Netflix Prize for Dummies [ I.b ]

Yes, I wasn’t happy at all with the previous code so I changed it. It improved in processing time, coming down to 13 minutes and 59 seconds to aggregate all the files into a sole one (tough it increased size up to 2.62GB). Moreover, I have modified the structure so it’ll be easier to introduce the data into a database.

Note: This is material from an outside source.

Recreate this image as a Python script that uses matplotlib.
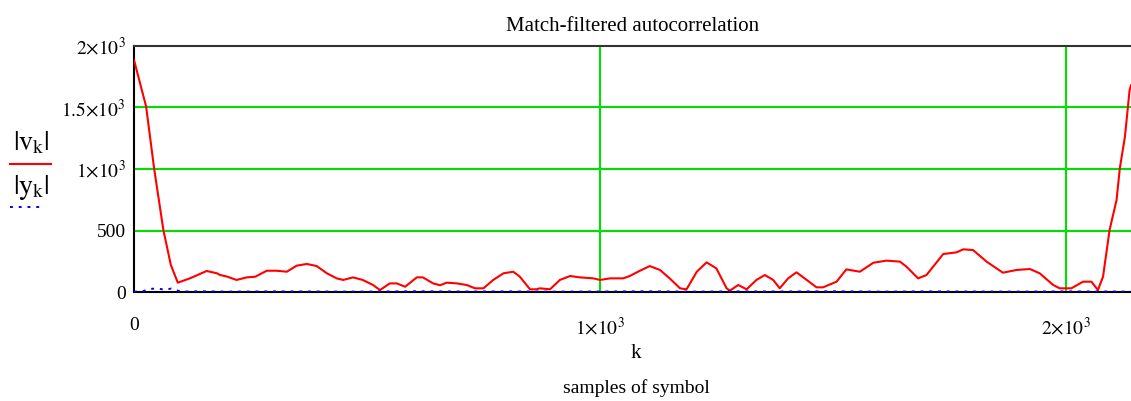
import numpy as np
import matplotlib
matplotlib.use('Agg')
from matplotlib import pyplot as plt
from matplotlib.lines import Line2D

plt.rcParams['font.family'] = ['Liberation Serif', 'DejaVu Serif']
plt.rcParams['mathtext.fontset'] = 'stix'

# |v_k| : autocorrelation magnitude after the matched filter
k_v = [0, 26, 43, 63, 79, 94, 120, 156, 178, 185, 200, 220, 242, 260, 285, 306,
       328, 349, 371, 392, 414, 435, 449, 470, 491, 513, 528, 549, 564, 582, 607,
       620, 642, 657, 671, 693, 714, 732, 750, 771, 793, 814, 828, 850, 864, 871,
       893, 914, 936, 957, 986, 1000, 1022, 1050, 1064, 1086, 1107, 1129, 1150,
       1172, 1186, 1208, 1229, 1250, 1272, 1279, 1297, 1315, 1336, 1354, 1372,
       1386, 1404, 1422, 1444, 1465, 1479, 1508, 1529, 1558, 1587, 1615, 1644,
       1658, 1683, 1701, 1737, 1765, 1780, 1801, 1830, 1865, 1894, 1923, 1944,
       1973, 1987, 2012, 2037, 2055, 2069, 2080, 2094, 2109, 2116, 2127, 2137, 2140]
v_mag = [1886, 1507, 1008, 504, 220, 76, 111, 171, 152, 138, 125, 98, 119, 124, 173, 173,
         165, 214, 228, 211, 152, 111, 98, 119, 98, 57, 16, 70, 70, 43, 119,
         119, 70, 55, 76, 70, 57, 30, 30, 98, 152, 165, 125, 22, 22, 30,
         22, 98, 130, 119, 111, 98, 111, 111, 130, 173, 211, 179, 110,
         30, 22, 165, 241, 192, 30, 11, 57, 22, 98, 138, 98,
         30, 111, 160, 98, 38, 38, 84, 184, 165, 238, 255, 247,
         206, 111, 138, 309, 322, 347, 341, 247, 157, 179, 187, 152,
         57, 30, 30, 84, 84, 16, 125, 504, 748, 1006, 1263, 1642, 1680]

# |y_k| : raw received samples, close to zero
k_y = [0, 20, 35, 50, 65, 80, 95, 110, 140, 200, 300, 400, 500, 600, 700, 800, 900,
       1000, 1100, 1200, 1300, 1400, 1500, 1600, 1700, 1800, 1900, 2000, 2100, 2140]
y_mag = [2, 8, 25, 30, 18, 28, 10, 4, 6, 3, 5, 4, 3, 6, 4, 5, 3,
         4, 6, 3, 5, 4, 6, 3, 5, 4, 3, 5, 4, 3]

x_ticks = [0, 1000, 2000]
x_labels = ['0', r'$1{\times}10^{3}$', r'$2{\times}10^{3}$']
y_ticks = [0, 500, 1000, 1500, 2000]
y_labels = ['0', '500', r'$1{\times}10^{3}$', r'$1.5{\times}10^{3}$', r'$2{\times}10^{3}$']

fig = plt.figure(figsize=(11.31, 4.01), dpi=100)
ax = fig.add_axes([0.1185, 0.2718, 0.8815, 0.6135])

ax.plot(k_v, v_mag, color='#ff0000', linewidth=1.5, zorder=3)
ax.plot(k_y, y_mag, color='#0000ff', linewidth=1.4, linestyle=(0, (1.5, 3)), zorder=4)

ax.set_xlim(0, 2140)
ax.set_ylim(0, 2000)
ax.set_xticks(x_ticks)
ax.set_xticklabels(x_labels)
ax.set_yticks(y_ticks)
ax.set_yticklabels(y_labels)
ax.tick_params(axis='both', length=0, labelsize=14)
ax.tick_params(axis='x', pad=18)
ax.tick_params(axis='y', pad=6)

# green grid only on the interior ticks
for xv in x_ticks[1:]:
    ax.axvline(xv, color='#00e000', linewidth=1.5, zorder=1)
for yv in y_ticks[1:-1]:
    ax.axhline(yv, color='#00e000', linewidth=1.5, zorder=1)

for side in ['left', 'bottom']:
    ax.spines[side].set_linewidth(1.5)
    ax.spines[side].set_color('black')
ax.spines['top'].set_linewidth(1.5)
ax.spines['top'].set_color('#333333')
ax.spines['right'].set_visible(False)

ax.set_title('Match-filtered autocorrelation', fontsize=15, pad=11)
fig.text(636 / 1131, 1 - 353 / 401, 'k', fontsize=15, ha='center', va='center')
fig.text(636 / 1131, 1 - 388 / 401, 'samples of symbol', fontsize=14, ha='center', va='center')

# legend on the left: labels stacked above their line samples
fig.text(31 / 1131, 1 - 143 / 401, r'$|\mathrm{v}_{\mathrm{k}}|$', fontsize=20, ha='center', va='center')
fig.add_artist(Line2D([10 / 1131, 51 / 1131], [1 - 164 / 401] * 2, color='#ff0000', linewidth=1.5))
fig.text(31 / 1131, 1 - 188 / 401, r'$|\mathrm{y}_{\mathrm{k}}|$', fontsize=20, ha='center', va='center')
fig.add_artist(Line2D([10 / 1131, 44 / 1131], [1 - 207 / 401] * 2, color='#0000ff', linewidth=1.4,
                      linestyle=(0, (1.5, 3))))

plt.savefig('out.png', dpi=100)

Now the new file is divided into 4 (CSV) columns: movieid, userid, rating, date.

Here’s the VBA code:

Sub GroupData()

Dim T As Date
T = Now

Dim N As Double
Dim Text1 As String
Dim Text2 As String
Dim Text3 As String

Open “C:\Netflix\training_set.txt” For Output Access Write As #1

For N = 1 To 17770
Open “C:\Netflix\training_set\mv_00″ & Format(N, “00000″) & “.txt” For Input Access Read As #2

‘For the first line.
Input #2, Text1, Text2, Text3
Print #1, N & “,” & Right(Text1, Len(Text1) – (Len(CStr(N)) + 2)) & “,” & Text2 & “,” & Left(Text3, 10)

‘For the rest of lines.
Do While Not EOF(2)
Input #2, Text1, Text2
Print #1, N & “,” & Right(Text3, Len(Text3) – 11) & “,” & Text1 & “,” & Left(Text2, 10)
Text3 = Text2
Loop

Close #2

Next N

Close #1

MsgBox Format(Now – T, “hh:mm:ss”)

End Sub

Similar Posts:

  • http://www.kproductivity.com/ Francisco Marco-Serrano

    Remember, this is just for dummies. Don’t start me with “it could be optimised!”, “what a crappy code!”, blah blah, blah…

    Of course, I would accept suggestions! ; )

  • http://www.kproductivity.com/ Francisco Marco-Serrano

    Moreover, consider the above code for transforming the other files: “probe.txt” and “qualifying.txt”.